Former teammate and current McLaren driver Fernando Alonso took part in the 101st running of the Indy 500 in May, qualifying fifth and running high up the order before retiring late on with an engine issue.

The F1-to-IndyCar crossover proved to be one of the biggest motorsport stories of the year, and has stirred the imagination of other drivers to make a similar step into other events in the future, including the 24 Hours of Le Mans which is known to be on Alonso’s radar as well as that of Haas racer Romain Grosjean.

Three-time F1 world champion Hamilton admired 2017 Indy 500 winner Takuma Sato’s victory ring when on the podium at the Japanese Grand Prix earlier this month, trying it on and joking it may spur him to enter the race to try and win the jewelry.

Speaking ahead of this weekend’s United States Grand Prix in Austin, Texas, Hamilton stressed he made the comment in jest, saying he holds not interest in entering the ‘500.

“Honestly it hasn’t inspired me to do the Indy 500,” Hamilton said.

“I’ve always respected it and appreciated it. I got to watch part of it when Fernando did it which I thought was super exciting. I love the idea of drivers being able to do more than one series.

“Just the other day I got to drive an F1 car on an oval circuit which was interesting.

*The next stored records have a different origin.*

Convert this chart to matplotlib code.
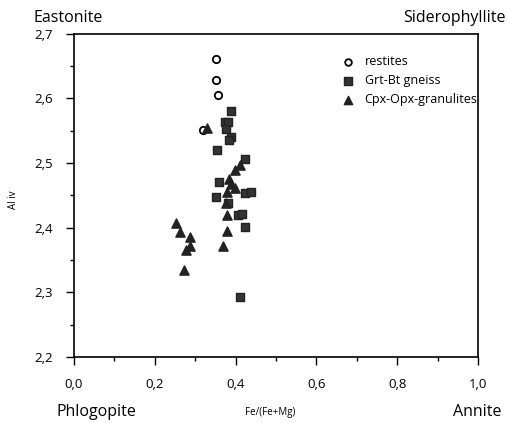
import matplotlib
matplotlib.use("Agg")
import matplotlib.pyplot as plt
from matplotlib.ticker import MultipleLocator, FuncFormatter

plt.rcParams['font.family'] = ['Open Sans', 'DejaVu Sans']

# Data
restites_x = [0.352, 0.352, 0.356, 0.319]
restites_y = [2.661, 2.628, 2.606, 2.551]

gneiss_x = [0.388, 0.373, 0.381, 0.377, 0.388, 0.383, 0.354, 0.422, 0.358, 0.352,
            0.381, 0.422, 0.437, 0.405, 0.415, 0.424, 0.410]
gneiss_y = [2.581, 2.563, 2.563, 2.553, 2.540, 2.536, 2.521, 2.507, 2.471, 2.447,
            2.439, 2.454, 2.456, 2.420, 2.421, 2.401, 2.293]

gran_x = [0.330, 0.410, 0.398, 0.383, 0.389, 0.399, 0.379, 0.375, 0.379, 0.379, 0.369,
          0.253, 0.262, 0.286, 0.286, 0.278, 0.272]
gran_y = [2.555, 2.497, 2.490, 2.475, 2.468, 2.462, 2.455, 2.438, 2.420, 2.395, 2.372,
          2.408, 2.393, 2.386, 2.371, 2.366, 2.335]

fig = plt.figure(figsize=(5.07, 4.23), dpi=100)
ax = fig.add_axes([0.146, 0.156, 0.797, 0.764])

ax.scatter(restites_x, restites_y, s=28, facecolors='white', edgecolors='black',
           linewidths=1.3, marker='o', label='restites', zorder=3)
ax.scatter(gneiss_x, gneiss_y, s=38, c='#333333', edgecolors='#222222',
           marker='s', label='Grt-Bt gneiss', zorder=2)
ax.scatter(gran_x, gran_y, s=44, c='#222222', marker='^', label='Cpx-Opx-granulites', zorder=4)

ax.set_xlim(0, 1.0)
ax.set_ylim(2.2, 2.7)
ax.xaxis.set_major_locator(MultipleLocator(0.2))
ax.xaxis.set_minor_locator(MultipleLocator(0.1))
ax.yaxis.set_major_locator(MultipleLocator(0.1))
ax.yaxis.set_minor_locator(MultipleLocator(0.05))
fmt = FuncFormatter(lambda v, p: f"{v:.1f}".replace('.', ','))
ax.xaxis.set_major_formatter(fmt)
ax.yaxis.set_major_formatter(fmt)
ax.tick_params(which='major', direction='out', length=6, width=1, labelsize=9.5, pad=9)
ax.tick_params(which='minor', direction='out', length=3, width=1)
ax.tick_params(top=False, right=False)
for sp in ax.spines.values():
    sp.set_linewidth(1.2)

fig.text(0.533, 0.026, 'Fe/(Fe+Mg)', fontsize=7, ha='center', va='center')
fig.text(0.026, 0.527, 'Al iv', rotation=90, fontsize=7, ha='center', va='center')

fig.text(0.134, 0.957, 'Eastonite', fontsize=11.5, ha='center', va='center')
fig.text(0.897, 0.957, 'Siderophyllite', fontsize=11.5, ha='center', va='center')
fig.text(0.191, 0.026, 'Phlogopite', fontsize=11.5, ha='center', va='center')
fig.text(0.941, 0.026, 'Annite', fontsize=11.5, ha='center', va='center')

ax.legend(loc='upper left', bbox_to_anchor=(0.62, 0.97), frameon=False, fontsize=9,
          handletextpad=0.3, labelspacing=0.5, markerscale=0.9)

fig.savefig('out.png', dpi=100)
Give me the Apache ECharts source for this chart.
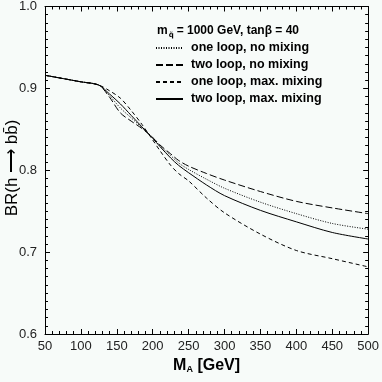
<!DOCTYPE html>
<html>
<head>
<meta charset="utf-8">
<script src="https://cdn.jsdelivr.net/npm/echarts@6/dist/echarts.min.js"></script>
<style>
html,body{margin:0;padding:0;background:#f7fbf9;}
#main{width:382px;height:382px;}
</style>
</head>
<body>
<div id="main"></div>
<script>
// M_A values [GeV]
var massA = [50, 75, 100, 125, 140, 155, 170, 185, 200, 210, 225, 236, 250, 275, 300, 350, 400, 450, 500];
// BR(h -> bb) for each curve
var oneLoopNoMix  = [0.916, 0.912, 0.908, 0.904, 0.891, 0.876, 0.864, 0.852, 0.840, 0.830, 0.818, 0.809, 0.801, 0.789, 0.778, 0.761, 0.747, 0.735, 0.728];
var twoLoopNoMix  = [0.916, 0.912, 0.908, 0.904, 0.889, 0.870, 0.860, 0.851, 0.840, 0.831, 0.820, 0.812, 0.805, 0.796, 0.788, 0.774, 0.762, 0.754, 0.747];
var oneLoopMaxMix = [0.916, 0.912, 0.908, 0.904, 0.897, 0.888, 0.873, 0.856, 0.837, 0.824, 0.806, 0.796, 0.787, 0.766, 0.748, 0.722, 0.702, 0.692, 0.682];
var twoLoopMaxMix = [0.916, 0.912, 0.908, 0.904, 0.893, 0.881, 0.867, 0.853, 0.839, 0.829, 0.815, 0.806, 0.797, 0.782, 0.769, 0.751, 0.737, 0.724, 0.716];
var seriesNames = ['one loop, no mixing', 'two loop, no mixing', 'one loop, max. mixing', 'two loop, max. mixing'];
var xTicks = [50, 100, 150, 200, 250, 300, 350, 400, 450, 500];
var yTicks = [0.6, 0.7, 0.8, 0.9, 1.0];

function pairs(ys){
    var out = [];
    for(var i = 0; i < massA.length; i++){
        out.push([massA[i], ys[i]]);
    }
    return out;
}

var chart = echarts.init(document.getElementById('main'));
var font = 'Liberation Sans';

function mkLine(name, ys, type){
    return {
        name: name,
        type: 'line',
        data: pairs(ys),
        smooth: 0.3,
        symbol: 'none',
        showSymbol: false,
        lineStyle: {color: '#000', width: 1, type: type},
        itemStyle: {color: '#000'}
    };
}

var xBase = {
    type: 'value', min: xTicks[0], max: xTicks[xTicks.length - 1], interval: 50,
    axisLine: {lineStyle: {color: '#000', width: 1}},
    axisTick: {inside: true, length: 5, lineStyle: {color: '#000'}},
    minorTick: {show: true, splitNumber: 5, length: 3, lineStyle: {color: '#000'}},
    splitLine: {show: false}
};
var yBase = {
    type: 'value', min: yTicks[0], max: yTicks[yTicks.length - 1], interval: 0.1,
    axisLine: {lineStyle: {color: '#000', width: 1}},
    axisTick: {inside: true, length: 5, lineStyle: {color: '#000'}},
    minorTick: {show: true, splitNumber: 10, length: 3, lineStyle: {color: '#000'}},
    splitLine: {show: false}
};

var option = {
    backgroundColor: '#f7fbf9',
    animation: false,
    grid: {left: 45, right: 11, top: 5, bottom: 48},
    title: {
        left: 157, top: 23, padding: 0,
        text: '{b|m}{s|q\u0303}{b|= 1000 GeV, tan}{n|\u03b2 = 40}',
        textStyle: {
            rich: {
                b: {fontFamily: font, fontSize: 12, fontWeight: 'bold', color: '#000'},
                s: {fontFamily: 'DejaVu Sans', fontSize: 7, color: '#000', verticalAlign: 'bottom', padding: [9, 3, 0, 1]},
                n: {fontFamily: font, fontSize: 12, color: '#000'}
            }
        }
    },
    legend: {
        orient: 'vertical', left: 155, top: 41, padding: 0,
        itemWidth: 27, itemHeight: 14, itemGap: 3,
        itemStyle: {opacity: 0},
        data: seriesNames,
        textStyle: {fontFamily: font, fontSize: 12.5, lineHeight: 14, fontWeight: 'bold', color: '#000', padding: [0, 0, 0, 3]}
    },
    xAxis: [
        Object.assign({}, xBase, {
            position: 'bottom',
            name: '{m|M}{s|A}{m| [GeV]}',
            nameLocation: 'middle', nameGap: 22,
            nameTextStyle: {
                rich: {
                    m: {fontFamily: font, fontSize: 16, fontWeight: 'bold', color: '#000'},
                    s: {fontFamily: font, fontSize: 9, fontWeight: 'bold', color: '#000', verticalAlign: 'bottom', padding: [8, 0, 0, 0]}
                }
            },
            axisLabel: {fontFamily: font, fontSize: 13, color: '#222', margin: 6}
        }),
        Object.assign({}, xBase, {position: 'top', axisLabel: {show: false}})
    ],
    yAxis: [
        Object.assign({}, yBase, {
            position: 'left',
            axisLabel: {fontFamily: font, fontSize: 13, color: '#222', margin: 8,
                formatter: function(v){ return v.toFixed(1); }}
        }),
        Object.assign({}, yBase, {position: 'right', axisLabel: {show: false}})
    ],
    graphic: [{
        type: 'text',
        x: 12, y: 168, rotation: Math.PI / 2,
        style: {
            text: 'BR(h \u27f6 bb\u0304)',
            fontFamily: font, fontSize: 17, fill: '#000',
            align: 'center', verticalAlign: 'middle'
        }
    }],
    series: [
        mkLine(seriesNames[0], oneLoopNoMix, [1, 1.5]),
        mkLine(seriesNames[1], twoLoopNoMix, [7, 3]),
        mkLine(seriesNames[2], oneLoopMaxMix, [4, 3]),
        mkLine(seriesNames[3], twoLoopMaxMix, 'solid')
    ]
};
chart.setOption(option);
</script>
</body>
</html>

I have a huge amount of respect for those drivers as it is quite scary approaching those banks at the speeds that they do.

“I personally don’t have a desire to drive it. Maybe one day I will go out and have some fun.

“I have a lot of opportunities to do those kinds of things, but no real plans to do anything serious.”

Hamilton has previously said he would like to try a NASCAR race for fun one day, but has made clear his plan after his F1 career is over is to distance himself from racing in order to pursue other interests.